PhD Thesis: Afterburner Flame Dynamics

4 minute read

Why Afterburners Are Hard

Afterburners live in a difficult corner of fluid mechanics: high-speed turbulent flow, intense heat release, strong recirculation, and unsteady pressure coupling. A flameholder has to do two contradictory things at once:

  • Create a stable recirculation zone to anchor a flame
  • Do as little damage as possible to pressure recovery and thrust

For vee-gutter bluff-body flameholders, stability comes from the wake. Hot combustion products recirculate behind the gutter, ignite incoming reactants, and sustain a flame even when residence times are extremely short. The same wake, however, is inherently unsteady and sheds vortices that can couple to acoustics and lead to thermoacoustic instabilities.

Understanding how that wake behaves and whether simulations reproduce it for the right reasons was the central motivation of my PhD.

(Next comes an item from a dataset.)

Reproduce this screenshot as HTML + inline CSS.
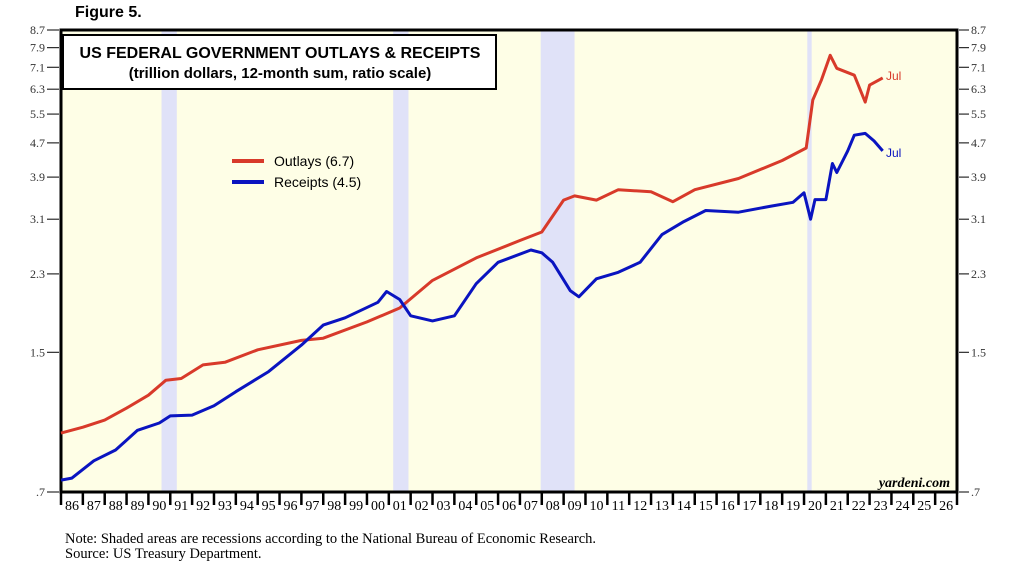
<!DOCTYPE html>
<html><head><meta charset="utf-8"><style>
body{margin:0;background:#fff;}
svg text{font-family:"Liberation Serif",serif;}
</style></head><body>
<svg id="c" width="1018" height="566" xmlns="http://www.w3.org/2000/svg">
<text x="75" y="17" font-family="Liberation Sans" font-weight="bold" font-size="16" style="font-family:'Liberation Sans',sans-serif">Figure 5.</text>
<rect x="61" y="30" width="896" height="462" fill="#fefee6"/>
<g id="rec"></g><g id="yt"></g><g id="xt"></g>
<rect x="61" y="30" width="896" height="462" fill="none" stroke="#000" stroke-width="3"/>
<rect x="63" y="35" width="433" height="54" fill="#fff" stroke="#000" stroke-width="2"/>
<text x="280" y="58" text-anchor="middle" font-weight="bold" font-size="16" style="font-family:'Liberation Sans',sans-serif">US FEDERAL GOVERNMENT OUTLAYS &amp; RECEIPTS</text>
<text x="280" y="78" text-anchor="middle" font-weight="bold" font-size="15" style="font-family:'Liberation Sans',sans-serif">(trillion dollars, 12-month sum, ratio scale)</text>
<line x1="232" y1="161" x2="264" y2="161" stroke="#d83a2a" stroke-width="4"/>
<text x="274" y="166" font-size="14" style="font-family:'Liberation Sans',sans-serif">Outlays (6.7)</text>
<line x1="232" y1="182" x2="264" y2="182" stroke="#0a14c0" stroke-width="4"/>
<text x="274" y="187" font-size="14" style="font-family:'Liberation Sans',sans-serif">Receipts (4.5)</text>
<g id="ln"></g>
<text x="886" y="80" font-size="12" fill="#d83a2a" style="font-family:'Liberation Sans',sans-serif">Jul</text>
<text x="886" y="157" font-size="12" fill="#0a14c0" style="font-family:'Liberation Sans',sans-serif">Jul</text>
<text x="950" y="487" text-anchor="end" font-style="italic" font-weight="bold" font-size="14">yardeni.com</text>
<text x="65" y="543" font-size="14.5">Note: Shaded areas are recessions according to the National Bureau of Economic Research.</text>
<text x="65" y="558" font-size="14.5">Source: US Treasury Department.</text>
</svg>
<script>
const yTicks=[8.7,7.9,7.1,6.3,5.5,4.7,3.9,3.1,2.3,1.5,0.7];
const yTickLabels=["8.7","7.9","7.1","6.3","5.5","4.7","3.9","3.1","2.3","1.5",".7"];
const recessions=[[1990.6,1991.3],[2001.2,2001.9],[2007.95,2009.5],[2020.15,2020.35]];
const outlaysT=[1986,1987,1988,1989,1990,1990.8,1991.5,1992.5,1993.5,1995,1997,1998,2000,2001.5,2003,2005,2007,2008,2009,2009.5,2010.5,2011.5,2013,2014,2015,2017,2019,2020.1,2020.4,2020.8,2021.2,2021.5,2022.3,2022.8,2023,2023.6];
const outlaysV=[0.965,0.997,1.036,1.106,1.187,1.288,1.30,1.40,1.42,1.52,1.60,1.62,1.77,1.91,2.22,2.51,2.76,2.89,3.44,3.52,3.44,3.64,3.60,3.41,3.64,3.87,4.27,4.57,5.94,6.63,7.58,7.06,6.80,5.87,6.44,6.7];
const receiptsT=[1986,1986.5,1987.5,1988.5,1989.5,1990.5,1991,1992,1993,1994,1995.5,1997,1998,1999,2000.5,2000.9,2001.5,2002,2003,2004,2005,2006,2007.5,2008,2008.5,2009.3,2009.7,2010.5,2011.5,2012.5,2013.5,2014.5,2015.5,2017,2018.5,2019.5,2020,2020.3,2020.5,2021,2021.3,2021.5,2022,2022.3,2022.8,2023.2,2023.6];
const receiptsV=[0.747,0.755,0.83,0.88,0.98,1.02,1.06,1.065,1.12,1.21,1.35,1.56,1.74,1.81,1.97,2.09,2.0,1.83,1.78,1.83,2.18,2.45,2.62,2.58,2.45,2.10,2.03,2.24,2.32,2.45,2.85,3.06,3.25,3.22,3.33,3.40,3.58,3.1,3.45,3.45,4.2,4.0,4.5,4.9,4.95,4.75,4.5];
const NS='http://www.w3.org/2000/svg';
const X0=61,X1=957,Y0=30,Y1=492,T0=1986,T1=2027,VMIN=0.7,VMAX=8.7;
const xs=t=>X0+(t-T0)/(T1-T0)*(X1-X0);
const ys=v=>Y1-Math.log(v/VMIN)/Math.log(VMAX/VMIN)*(Y1-Y0);
function mk(tag,attrs,parent,txt){const e=document.createElementNS(NS,tag);for(const k in attrs)e.setAttribute(k,attrs[k]);if(txt!==undefined)e.textContent=txt;parent.appendChild(e);return e;}
const rec=document.getElementById('rec');
recessions.forEach(r=>{const e=mk('rect',{x:xs(r[0]),y:Y0,width:xs(r[1])-xs(r[0]),height:Y1-Y0,fill:'#e0e2f8'},rec);

});
const yt=document.getElementById('yt');
yTicks.forEach((v,i)=>{const y=ys(v);
const a=mk('line',{x1:47,x2:59,y1:y,y2:y,stroke:'#000'},yt);


const b=mk('line',{x1:959,x2:969,y1:y,y2:y,stroke:'#000'},yt);


const l=mk('text',{x:45,y:y+4,'text-anchor':'end','font-size':12,fill:'#333'},yt,yTickLabels[i]);


const r=mk('text',{x:971,y:y+4,'font-size':12,fill:'#333'},yt,yTickLabels[i]);

});
const xt=document.getElementById('xt');
for(let yr=T0;yr<=T1;yr++){const x=xs(yr);
const t=mk('line',{x1:x,x2:x,y1:Y1,y2:Y1+13,stroke:'#000','stroke-width':2.5},xt);


if(yr<T1){const l=mk('text',{x:x+11,y:Y1+18,'text-anchor':'middle','font-size':14},xt,String(yr%100).padStart(2,'0'));

}}
const ln=document.getElementById('ln');
function line(T,V,col,name){const d=T.map((t,i)=>(i?'L':'M')+xs(t).toFixed(1)+','+ys(V[i]).toFixed(1)).join('');
const p=mk('path',{d:d,fill:'none',stroke:col,'stroke-width':3,'stroke-linejoin':'round'},ln);

}
line(outlaysT,outlaysV,'#d83a2a','outlays-line');
line(receiptsT,receiptsV,'#0a14c0','receipts-line');
</script>
</body></html>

What My Thesis Set Out to Do

Most combustion simulations are “validated” using time-averaged quantities: mean velocities, RMS fluctuations, or single-point spectra. Those metrics are necessary, but they are not sufficient for unsteady reacting flows.

This work asked a more demanding question:

Can we validate simulations based on the structure and dynamics of the dominant flow and heat-release modes?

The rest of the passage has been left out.